Sekarang saatnya menulis karya yang tidak terasa menggurui karena banyak orang yang kurang tertarik dengan karya yang terasa menggurui.  Meskipun demikian karya tsb mampu mencetak opini bahwa manusia adalah sederajat.  Dalam negara yang demokratis semuanya adalah sederajat.  Dalam masyarakat yang relijius semuanya sederajat. Hanya ketaqwaan sajalah yang membedakan derajat manusia di mata Allah.  Bukan harta, bukan pangkat, bukan jabatan.
Semoga akan lahir karya yang mengilhami masyarakat bahwa keberhasilan adalah hasil dari doa dan kerja keras, bukan dari jalan pintas. 
Saya lihat sebenarnya bukan hanya karya fiksi yang berpengaruh di masyarakat. Karya non fiksipun memiliki pengaruh yang kuat.
Artikel atau postingan di blog atau buku kisah perjalanan ke luar negri yang ditulis dengan segar, menarik tanpa bernada khotbah barangkali bisa memotivasi orang banyak untuk berperilaku tertib dan sopan ketika sedang berlalu lintas.  Ini karena masyarakat kita punya mentalitas rendah diri. Merasa kalah dengan orang luar negri. Maka mereka cenderung meniru perilaku orang luar.
Kisah sukses pebisnis, ilmuwan, musisi, penulis, seniman, politisi dan lain lain barangkali bisa menginspirasi orang untuk meniru cara mereka meraih sukses dengan cara yang rasional, bukan dari upaya menggandakan uang atau memakai jimat atau melakukan saran dukun.

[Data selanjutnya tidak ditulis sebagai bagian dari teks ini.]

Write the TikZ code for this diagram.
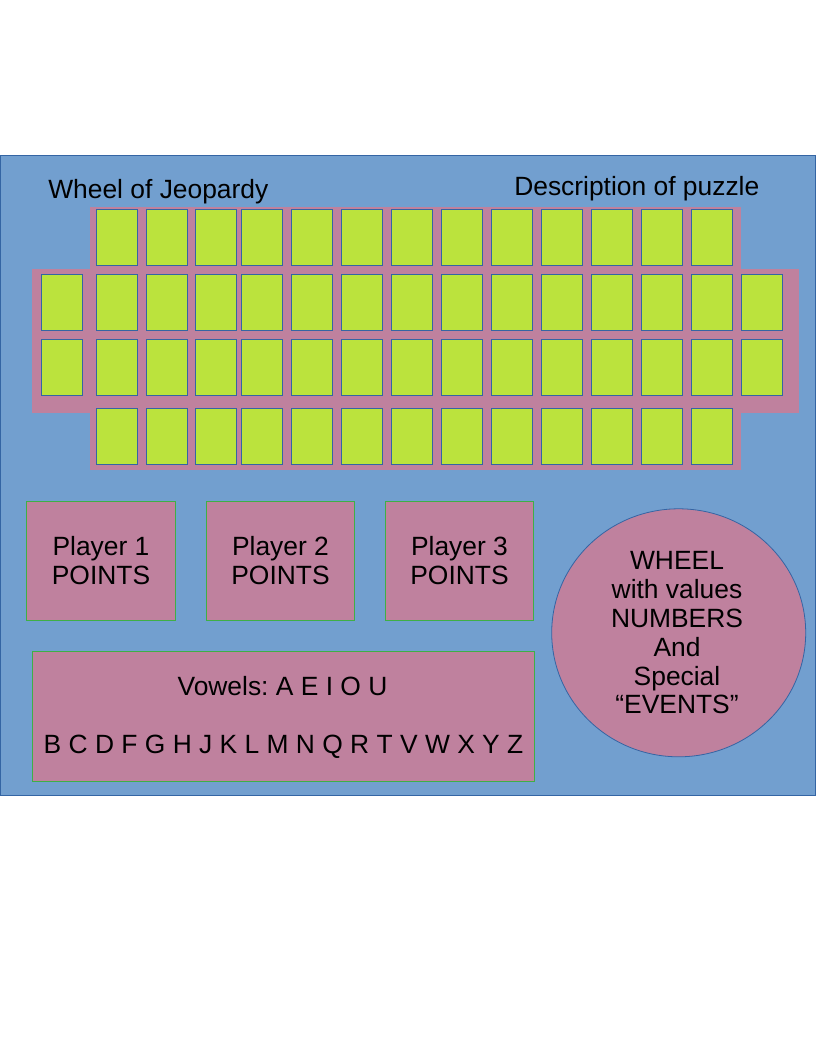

Bagaimana dengan orang yang tidak bisa menulis?  Apakah mereka bisa berperan? Tentu saja bisa. Saya pernah menonton sebuah liputan di televisi tentang upaya seseorang membangun kebiasaan membaca di kalangan anak anak dengan perpustakaan keliling.  Seribu satu upaya bisa dilakukan orang sesuai dengan kemampuan dan tantangan yang dihadapi oleh lingkungannya.
Semoga semakin banyak orang tergugah melakukan upaya positif konstruktif.  Tidak perlu menunggu. Segeralah berpikir untuk menemukan jalan menuju impian besar ini – membangun karakter bangsa yang unggul dengan karya fiksi dan non fiksi.